Big hopes, bright dreams and the lures of fame and success, with seven women's personal and professional lives hanging precariously in the balance. Making it in the Big City has never been easy, and at this establishment, there's just as much drama behind the scenes as there is in the spotlight throughout this ambitious, yet awkwardly-executed stage play.
Set in modern-day Detroit, Soul Kittens Cabaret focuses on a club that is heavy on talent and sex appeal, but is struggling business-wise, thanks to back-door deals, shady characters and shaky practices that impact an eager newbie (Sara-Allison Duke), the flamboyant club owner (Joe "Miss Sophia" Taylor) and its veteran performers (Silena Murrell, Crystale Wilson, Monifah Carter, Tondy Gallant, Erica Smith and Nicci Gilbert). Being human, all of them are motivated by a Good Conscience and Bad Conscience, so the women, like many in real life, alternate from being encouraging girlfriends one minute and acid-tongued, back-stabbing vipers in the next. The men (Terrell Carter, Donald Gray, Dave Tolliver, Blu Mitchell and Taylor) also have their own demons to slay, so coincidentally, the performers at the Soul Kitten Cabaret become caught up in those battles as well.
Without giving too much away, Brandy (Duke) is a talented, yet naïve dancer who finds her way to the Detroit club, where she meets immediate resistance from the ladies since she's there to replace one of them. Along the way, she falls in love, learns how unglamorous things really are for Soul Kittens and gets exposed to seedy elements like drug use, extortion and exploitation, which sends them all on a collision course to disaster until they find a way to unite, forgive and move forward.

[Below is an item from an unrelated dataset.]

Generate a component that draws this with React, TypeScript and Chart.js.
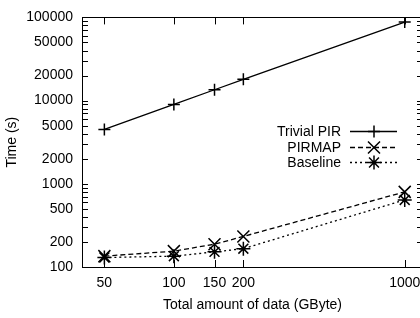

With an intriguing premise and familiar faces from the film and music industry, ....Cabaret has built-in advantages that many new productions wouldn't, starting with the ability to put a pair of award-winning and super-famous talents on the cover. However, fans of Faith Evans and Fantasia Barrino may be disappointed to learn that their appearances amount to a brief dialogue between their two characters and one song apiece. Period. And although the cast has undeniable chemistry and skills, the pacing from one scene to the next is excruciatingly sluggish and the storyline leaves a lot of gaping holes and inconsistencies. Also, for it to be set in a cabaret, there is very little dancing on-stage and the musical numbers are haphazardly sequenced. In fact, the characters, who purportedly make their living as dancers, aren't seen even practicing their choreography, so the allusions to their occupations start and end with skimpy costumes (not that male viewers will mind).

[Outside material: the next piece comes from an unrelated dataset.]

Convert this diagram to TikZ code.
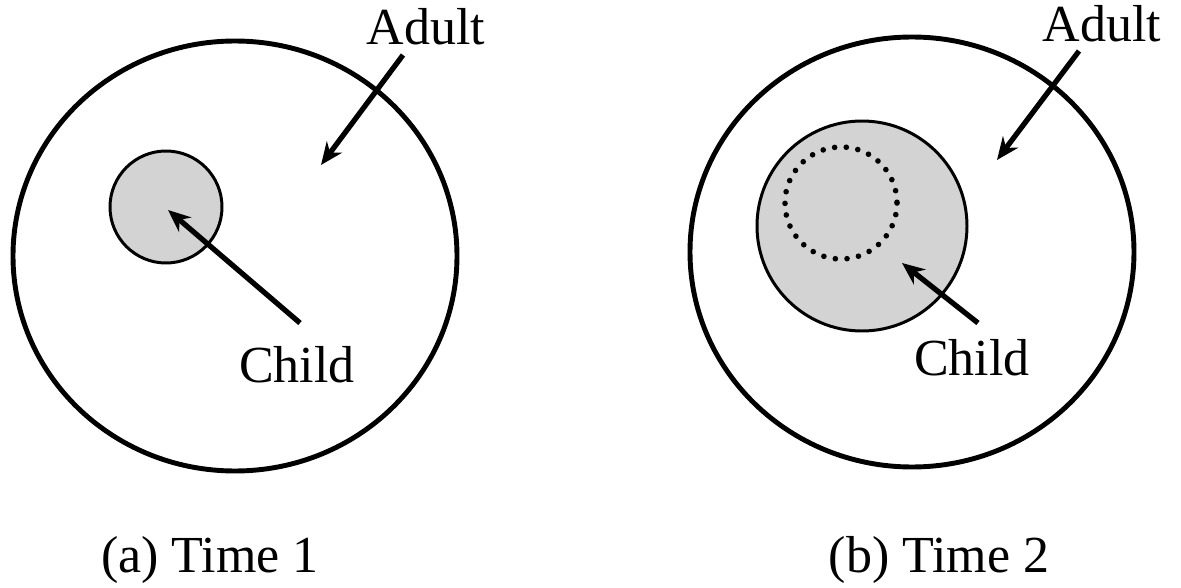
\documentclass[tikz,border=0pt]{standalone}
\usepackage{fontspec}
\setmainfont{Liberation Serif}
\usetikzlibrary{arrows.meta}
\definecolor{childgray}{RGB}{211,211,211}
\tikzset{
  outer/.style={line width=2.8pt},
  inner/.style={line width=1.7pt, fill=childgray},
  pointer/.style={line width=3pt, -{Stealth[length=0.45cm,width=0.38cm]}},
  dots/.style={line width=3.2pt, line cap=round, dash pattern=on 0pt off 6.66pt},
  label/.style={anchor=base, inner sep=0pt, font=\fontsize{29.6}{34}\selectfont}
}
\begin{document}
\begin{tikzpicture}[x=0.02cm,y=-0.02cm]
\useasboundingbox (0,0) rectangle (1181,588);
% (a) Time 1
\draw [outer] (235,256) ellipse (222 and 215);
\draw [inner] (166,207) circle (56);
\node [label] (adultA) at (426,45) {Adult};
\node [label] (childA) at (297,382) {Child};
\node [label] (timeA) at (210,572) {(a) Time 1};
\coordinate (adultAtail) at (403,55);
\coordinate (adultAtip) at (321,165);
\coordinate (childAtail) at (300,323);
\coordinate (childAtip) at (168,210);
\draw [pointer] (adultAtail) -- (adultAtip);
\draw [pointer] (childAtail) -- (childAtip);
% (b) Time 2
\draw [outer] (912,252) ellipse (222 and 215);
\draw [inner] (862,226) circle (105);
\draw [dots] (841,203) circle (56);
\node [label] (adultB) at (1102,42) {Adult};
\node [label] (childB) at (972,375) {Child};
\node [label] (timeB) at (939,572) {(b) Time 2};
\coordinate (adultBtail) at (1079,51);
\coordinate (adultBtip) at (997,160);
\coordinate (childBtail) at (978,323);
\coordinate (childBtip) at (902,263);
\draw [pointer] (adultBtail) -- (adultBtip);
\draw [pointer] (childBtail) -- (childBtip);
\end{tikzpicture}
\end{document}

Running about 40 minutes too long, Soul Kittens Cabaret clocks in at just over two hours and is written and directed by Nicci Gilbert, an evolving actress and entrepreneur best known as the lead vocalist in the female R&B trio Brownstone. She deserves kudos for her vision and remains a charismatic natural onstage, but the lack of cohesion and polish reduces the Soul Kittens Cabaret to a regular dive when it had the potential to be an lauded landmark. Marginally Recommended.